This is just me ... when I shoot 777 powder, I swab the bore after/between every shot. The reason is Triple Seven in some, not all rifles, can create a "crud ring." A crud ring is un-burnt powder, burnt powder that is now a fouling substance, etc. And in some, again ... not all rifles, this crud ring can do a couple things; it can lead a shooter/loader of the next round to mistake a false base on the rifle. As the shooter pushes the next round down the barrel on an un-swabbed barrel, they hit the crud ring and can (and have) mistake the feeling for ... being at the bottom of the breech. When actually they are just slightly higher then that. That means the powder dumped down is not compressed in an equal manner to the prior load. This can lead to poor second shot accuracy, and possibly even damage to the gun technically. Although I have never seen that.
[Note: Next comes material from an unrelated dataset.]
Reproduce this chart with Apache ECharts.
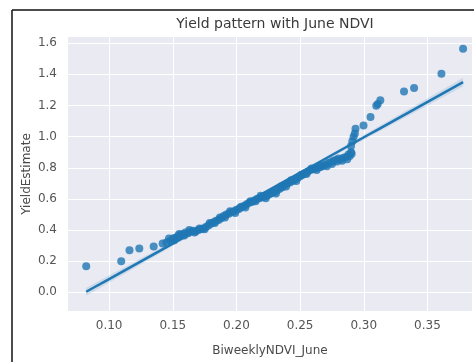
<!DOCTYPE html>
<html>
<head>
<meta charset="utf-8">
<script src="https://cdn.jsdelivr.net/npm/echarts@6/dist/echarts.min.js"></script>
<style>
  html, body { margin: 0; padding: 0; background: #ffffff; }
  #chart { width: 474px; height: 362px; }
</style>
</head>
<body>
<div id="chart"></div>
<script>
// June biweekly NDVI per field and the matching yield estimate
const ndvi = [
  0.082, 0.1095, 0.116, 0.1237, 0.135, 0.142,
  0.145, 0.148, 0.150, 0.152, 0.154, 0.156, 0.158, 0.160, 0.162, 0.164,
  0.166, 0.168, 0.170, 0.172, 0.174, 0.176, 0.178, 0.180, 0.182, 0.184,
  0.186, 0.188, 0.190, 0.192, 0.194, 0.196, 0.198, 0.200, 0.202, 0.204,
  0.206, 0.208, 0.210, 0.212, 0.214, 0.216, 0.218, 0.220, 0.222, 0.224,
  0.226, 0.228, 0.230, 0.232, 0.234, 0.236, 0.238, 0.240, 0.242, 0.244,
  0.246, 0.248, 0.250, 0.252, 0.254, 0.256, 0.258, 0.260, 0.262, 0.264,
  0.266, 0.268, 0.270, 0.272, 0.274, 0.276, 0.278, 0.280, 0.282, 0.284,
  0.286, 0.288, 0.290, 0.290, 0.291, 0.292, 0.293, 0.2935, 0.2998, 0.3053,
  0.3098, 0.311, 0.313, 0.3316, 0.3395, 0.361, 0.378,
  0.147, 0.151, 0.155, 0.159, 0.163, 0.167, 0.171, 0.175, 0.179, 0.183,
  0.187, 0.191, 0.195, 0.199, 0.203, 0.207, 0.211, 0.215, 0.219, 0.223,
  0.227, 0.231, 0.235, 0.239, 0.243, 0.247, 0.251, 0.255, 0.259, 0.263,
  0.267, 0.271, 0.275, 0.279, 0.283, 0.287, 0.289, 0.2905
];
const yieldEst = [
  0.167, 0.199, 0.270, 0.282, 0.295, 0.314,
  0.320, 0.330, 0.345, 0.350, 0.360, 0.370, 0.375, 0.385, 0.380, 0.390,
  0.395, 0.390, 0.400, 0.405, 0.410, 0.420, 0.430, 0.440, 0.450, 0.460,
  0.465, 0.475, 0.490, 0.500, 0.505, 0.515, 0.520, 0.530, 0.535, 0.550,
  0.555, 0.565, 0.575, 0.580, 0.590, 0.600, 0.605, 0.610, 0.615, 0.620,
  0.630, 0.640, 0.645, 0.655, 0.665, 0.675, 0.690, 0.700, 0.705, 0.715,
  0.725, 0.735, 0.745, 0.755, 0.765, 0.775, 0.785, 0.790, 0.795, 0.800,
  0.805, 0.815, 0.820, 0.830, 0.835, 0.845, 0.850, 0.860, 0.855, 0.865,
  0.870, 0.885, 0.900, 0.940, 0.970, 1.000, 1.020, 1.050, 1.072, 1.126,
  1.199, 1.210, 1.233, 1.290, 1.312, 1.404, 1.564,
  0.345, 0.335, 0.375, 0.365, 0.400, 0.385, 0.410, 0.405, 0.445, 0.445,
  0.480, 0.480, 0.520, 0.510, 0.545, 0.545, 0.585, 0.585, 0.620, 0.605,
  0.640, 0.635, 0.680, 0.680, 0.720, 0.715, 0.755, 0.760, 0.795, 0.785,
  0.810, 0.810, 0.825, 0.840, 0.845, 0.855, 0.875, 0.890
];

const xTicks = [0.10, 0.15, 0.20, 0.25, 0.30, 0.35];
const yTicks = [0.0, 0.2, 0.4, 0.6, 0.8, 1.0, 1.2, 1.4, 1.6];

// Ordinary least squares fit with a 95% confidence band for the mean
const n = ndvi.length;
const mx = ndvi.reduce((s, v) => s + v, 0) / n;
const my = yieldEst.reduce((s, v) => s + v, 0) / n;
let sxx = 0, sxy = 0;
for (let i = 0; i < n; i++) {
  sxx += (ndvi[i] - mx) * (ndvi[i] - mx);
  sxy += (ndvi[i] - mx) * (yieldEst[i] - my);
}
const slope = sxy / sxx;
const intercept = my - slope * mx;
let sse = 0;
for (let i = 0; i < n; i++) {
  const r = yieldEst[i] - (intercept + slope * ndvi[i]);
  sse += r * r;
}
const sRes = Math.sqrt(sse / (n - 2));
const xMin = Math.min(...ndvi), xMax = Math.max(...ndvi);
const steps = 40;
const fitLine = [], upper = [], lower = [];
for (let k = 0; k <= steps; k++) {
  const x = xMin + (xMax - xMin) * k / steps;
  const yhat = intercept + slope * x;
  const half = 1.98 * sRes * Math.sqrt(1 / n + (x - mx) * (x - mx) / sxx);
  fitLine.push([x, yhat]);
  upper.push([x, yhat + half]);
  lower.push([x, yhat - half]);
}

const blue = '#1f77b4';
const chart = echarts.init(document.getElementById('chart'));
chart.setOption({
  animation: false,
  backgroundColor: '#ffffff',
  title: {
    text: 'Yield pattern with June NDVI',
    left: 270, top: 12, textAlign: 'center',
    textStyle: { fontFamily: 'DejaVu Sans', fontSize: 14, fontWeight: 'normal', color: '#3a3a3a' }
  },
  grid: {
    left: 68, right: 2, top: 37, bottom: 50,
    show: true, backgroundColor: '#eaeaf2', borderWidth: 0
  },
  xAxis: {
    type: 'value', min: 0.0677, max: 0.385,
    name: 'BiweeklyNDVI_June', nameLocation: 'middle', nameGap: 34,
    nameMoveOverlap: false,
    nameTextStyle: { fontFamily: 'DejaVu Sans', fontSize: 12, color: '#4a4a4a' },
    axisLine: { show: false },
    axisTick: { show: false, customValues: xTicks },
    axisLabel: {
      customValues: xTicks, margin: 9,
      fontFamily: 'DejaVu Sans', fontSize: 12, color: '#555555',
      formatter: v => v.toFixed(2)
    },
    splitLine: { show: true, lineStyle: { color: '#ffffff', width: 1 } }
  },
  yAxis: {
    type: 'value', min: -0.12, max: 1.64,
    name: 'YieldEstimate', nameLocation: 'middle', nameGap: 35,
    nameMoveOverlap: false,
    nameTextStyle: { fontFamily: 'DejaVu Sans', fontSize: 12, color: '#4a4a4a' },
    axisLine: { show: false },
    axisTick: { show: false, customValues: yTicks },
    axisLabel: {
      customValues: yTicks, margin: 11,
      fontFamily: 'DejaVu Sans', fontSize: 12, color: '#555555',
      formatter: v => v.toFixed(1)
    },
    splitLine: { show: true, lineStyle: { color: '#ffffff', width: 1 } }
  },
  graphic: [
    { type: 'line', shape: { x1: 12, y1: 10, x2: 474, y2: 10 }, style: { stroke: '#111111', lineWidth: 1.5 } },
    { type: 'line', shape: { x1: 12, y1: 10, x2: 12, y2: 362 }, style: { stroke: '#111111', lineWidth: 1.5 } }
  ],
  series: [
    {
      type: 'scatter', name: 'fields', z: 2,
      symbolSize: 8,
      itemStyle: { color: blue, opacity: 0.8 },
      data: ndvi.map((x, i) => [x, yieldEst[i]])
    },
    {
      type: 'custom', name: 'ci', z: 3, silent: true,
      data: [0],
      renderItem: (params, api) => {
        const pts = upper.map(p => api.coord(p)).concat(lower.slice().reverse().map(p => api.coord(p)));
        return { type: 'polygon', shape: { points: pts }, style: { fill: blue, opacity: 0.15 } };
      }
    },
    {
      type: 'line', name: 'fit', z: 4,
      showSymbol: false, symbol: 'none',
      lineStyle: { color: blue, width: 2.5 },
      data: fitLine
    }
  ]
});
</script>
</body>
</html>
To stay consistent in our shooting, we must do the same thing over and over with muzzle loaders. So by swabbing the barrel each time, we do that. We consistently have approximately the same barrel conditions shot to shot. So technically we take some of the inaccuracy factors out of the equation.
As for things to use to swab with. Save some money. Go to the Dollar Store and get a cheap bottle of window cleaner. I use old T shirts, but some patches work nice too. Just spritz the patch and work that down and back up the barrel in three inches at a time sections. Then flip the patch over and do it all over again. The trick is ... don't saturate the patch but don't run a dry patch down a dirty barrel. Just a slightly damp patch works best. And in time and practice you will be able to feel and tell which patch is perfect. If you can ring water out of the patch do it, it was too wet.
After the wet patch then run a dry patch or two. Now you have pulled the fouling, and dried the barrel so it can accept the next powder charge without contamination. And I see as usual, I have been rambling on. Windex works real good and is much cheaper to use.